Das Problem mit dem Begriff "Deglobalisierung" ist aber nicht nur semantisch. Er verführt zur Simplifizierung komplexer Strategien, die Unternehmen heute treffen müssen. Denn die Motive sind vielfältig: Risikominimierung, Resilienz, ESG-Konformität, technologisches Decoupling. Wer diese Entwicklungen unter ein einziges Schlagwort fasst, droht strategische Klarheit durch Deutungsdrift zu ersetzen.

Selbst in Konzernzentralen ist man vorsichtig. Ein Vorstandsmitglied eines deutschen DAX-Konzerns formulierte es kürzlich so:

"Wir deglobalisieren nicht. Wir globalisieren anders."

Das eigentliche Thema lautet wirtschaftliche Souveränität

Was tatsächlich stattfindet, ist eine Rückbesinnung auf eine gewisse wirtschaftliche Souveränität – ökonomisch, technologisch, politisch. Staaten wollen Abhängigkeiten reduzieren, Unternehmen Reaktionsgeschwindigkeit gewinnen, Investoren neue Standorte erschließen. Reshoring, Nearshoring, Friendshoring – das sind die Begriffe der Stunde. Sie zeigen: Globalisierung wird nicht ersetzt, sondern neu kalibriert.

Und mit ihr verschieben sich auch Machtachsen: Südostasien und Indien gewinnen, China verliert nicht nur geopolitisch, sondern auch reputativ an Attraktivität. Europa wiederum ringt um strategische Autonomie – zwischen Industriepolitik und Bürokratiedruck.

Eine Ära der politischen Globalisierung

Die Globalisierung wird nicht rückgängig gemacht, sie verändert ihren Charakter. Sie ist nicht mehr vorrangig von ökonomischer Logik (wie "Kosten runter, Marktanteile rauf") geprägt, sondern zunehmend von politischen Interessen, geopolitischen Risiken und strategischen Abwägungen.

So verlagern Unternehmen ihre Produktion nicht mehr nur wegen billigerer Löhne, sondern weil sie unabhängiger von bestimmten Ländern (z. B. China oder Russland) werden wollen. Staaten subventionieren verstärkt Schlüsselindustrien, wie Halbleiter oder Batterien), um technologische Souveränität zu sichern – auch wenn das wirtschaftlich kurzfristig teurer ist. Zudem wird die Außenwirtschaft verstärkt zur verlängerten Hand der Sicherheitspolitik – man denke an Exportkontrollen, Sanktionen oder "Friendshoring" (nur noch Handel mit "vertrauenswürdigen" Staaten).

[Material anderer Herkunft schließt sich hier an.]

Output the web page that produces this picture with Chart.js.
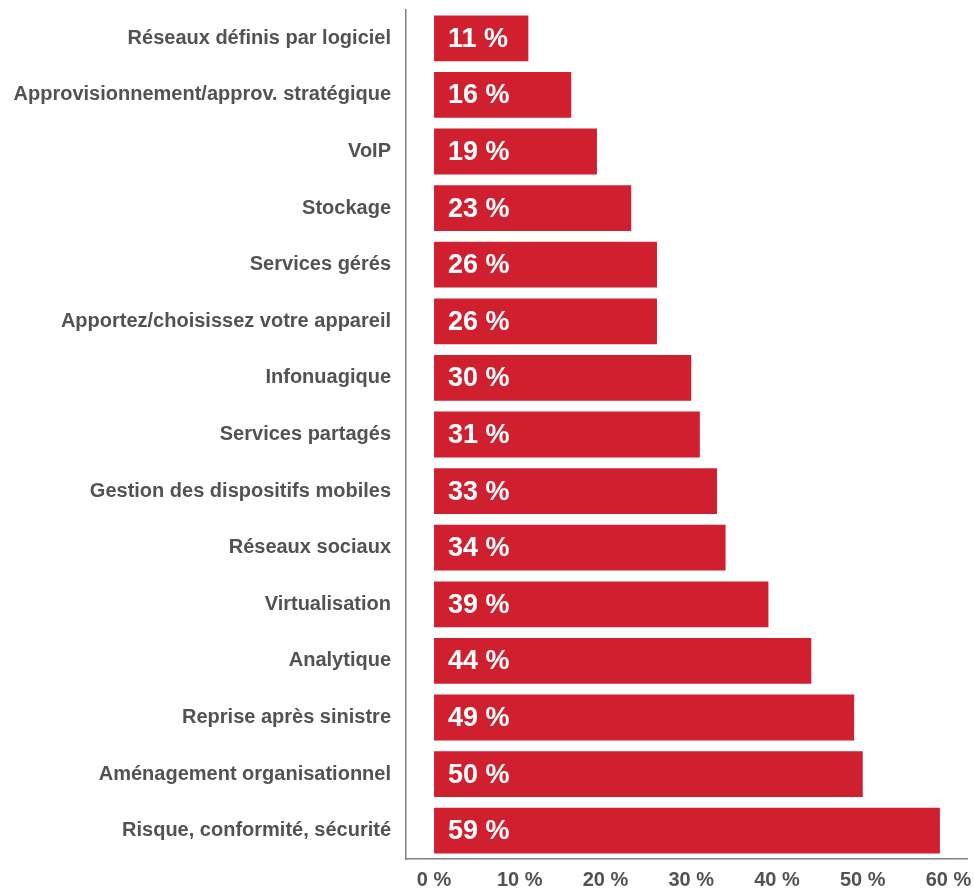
<!DOCTYPE html>
<html>
<head>
<meta charset="utf-8">
<script src="https://cdn.jsdelivr.net/npm/chart.js@4"></script>
<style>
  html, body { margin: 0; padding: 0; background: #fff; }
</style>
</head>
<body>
<canvas id="chart" width="974" height="890"></canvas>
<script>
const categories = [
    'Réseaux définis par logiciel',
    'Approvisionnement/approv. stratégique',
    'VoIP',
    'Stockage',
    'Services gérés',
    'Apportez/choisissez votre appareil',
    'Infonuagique',
    'Services partagés',
    'Gestion des dispositifs mobiles',
    'Réseaux sociaux',
    'Virtualisation',
    'Analytique',
    'Reprise après sinistre',
    'Aménagement organisationnel',
    'Risque, conformité, sécurité'
]
const values = [11, 16, 19, 23, 26, 26, 30, 31, 33, 34, 39, 44, 49, 50, 59]
const tickValues = [0, 10, 20, 30, 40, 50, 60]

const font = '"Liberation Sans", Arial, Helvetica, sans-serif'
const grey = '#525254'
const red = '#d01f2f'

// white "xx %" labels inside the bars
const barLabels = {
    id: 'barLabels',
    afterDatasetsDraw(chart) {
        const ctx = chart.ctx
        const meta = chart.getDatasetMeta(0)
        ctx.save()
        ctx.fillStyle = '#fff'
        ctx.font = 'bold 27px ' + font
        ctx.textAlign = 'left'
        ctx.textBaseline = 'middle'
        meta.data.forEach((bar, i) => {
            ctx.fillText(values[i] + ' %', bar.base + 14, bar.y + 1)
        })
        ctx.restore()
    }
}

new Chart(document.getElementById('chart'), {
    type: 'bar',
    data: {
        labels: categories,
        datasets: [{
            data: values,
            backgroundColor: red,
            borderWidth: 0,
            barPercentage: 0.81,
            categoryPercentage: 1
        }]
    },
    options: {
        indexAxis: 'y',
        responsive: false,
        animation: false,
        layout: {padding: {top: 10, right: 7, left: 0, bottom: 0}},
        plugins: {
            legend: {display: false},
            tooltip: {enabled: false}
        },
        scales: {
            x: {
                min: -3.27,
                max: 62.16,
                afterBuildTicks: (scale) => {
                    scale.ticks = tickValues.map(v => ({value: v}))
                },
                afterFit: (scale) => {
                    scale.height = 31
                    scale.paddingLeft = 0
                    scale.paddingRight = 0
                },
                grid: {display: false, drawTicks: false},
                border: {display: true, color: '#808080', width: 1.5},
                ticks: {
                    padding: 9,
                    color: grey,
                    font: {family: font, size: 20, weight: 'bold'},
                    callback: (v) => v + ' %'
                }
            },
            y: {
                afterFit: (scale) => {
                    scale.width = 406
                    scale.paddingTop = 0
                    scale.paddingBottom = 0
                },
                grid: {display: false, drawTicks: false},
                border: {display: true, color: '#808080', width: 1.5},
                ticks: {
                    padding: 15,
                    color: grey,
                    font: {family: font, size: 20, weight: 'bold'}
                }
            }
        }
    },
    plugins: [barLabels]
})
</script>
</body>
</html>
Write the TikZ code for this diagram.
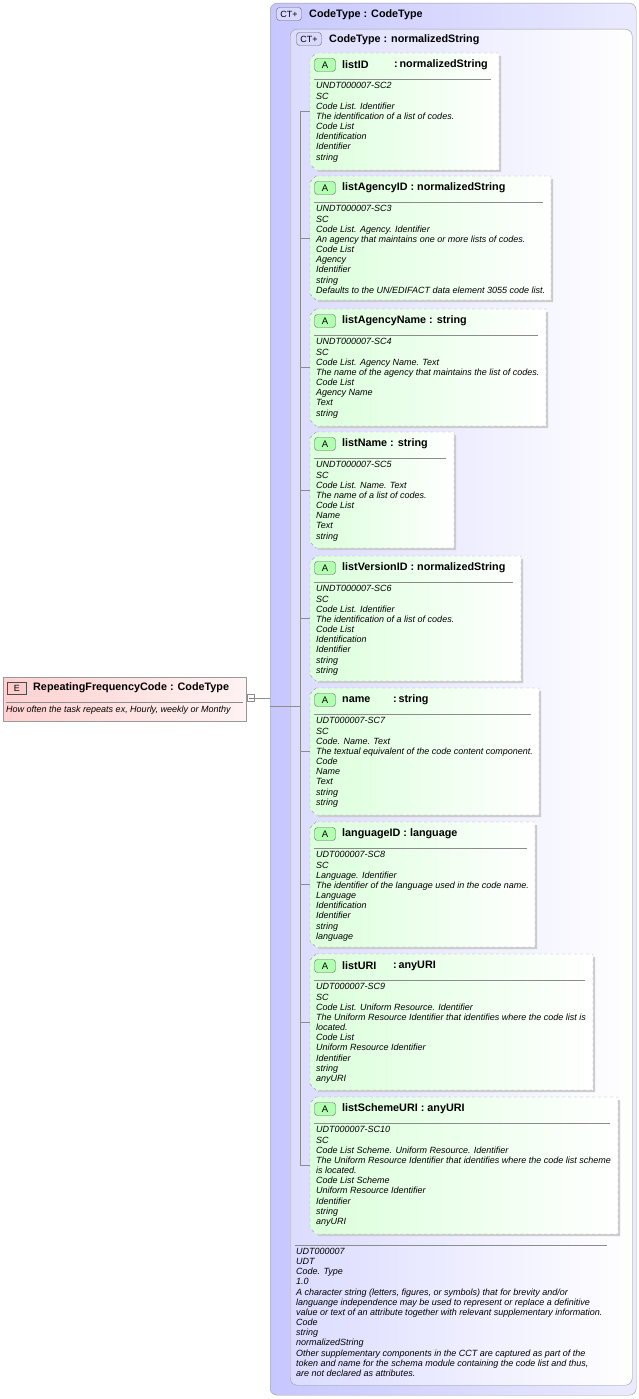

Der internationale Handel verlagert sich, verzweigt sich, fragmentiert sich. Für Unternehmen wird es strategisch aufwendiger, aber auch chancenreicher – wer die neuen Regeln versteht, kann gezielter navigieren.

Deglobalisierung ist deshalb keine Worthülse. Aber sie ist ein ungenauer Begriff für eine komplexe Neuordnung, die noch lange nicht abgeschlossen ist.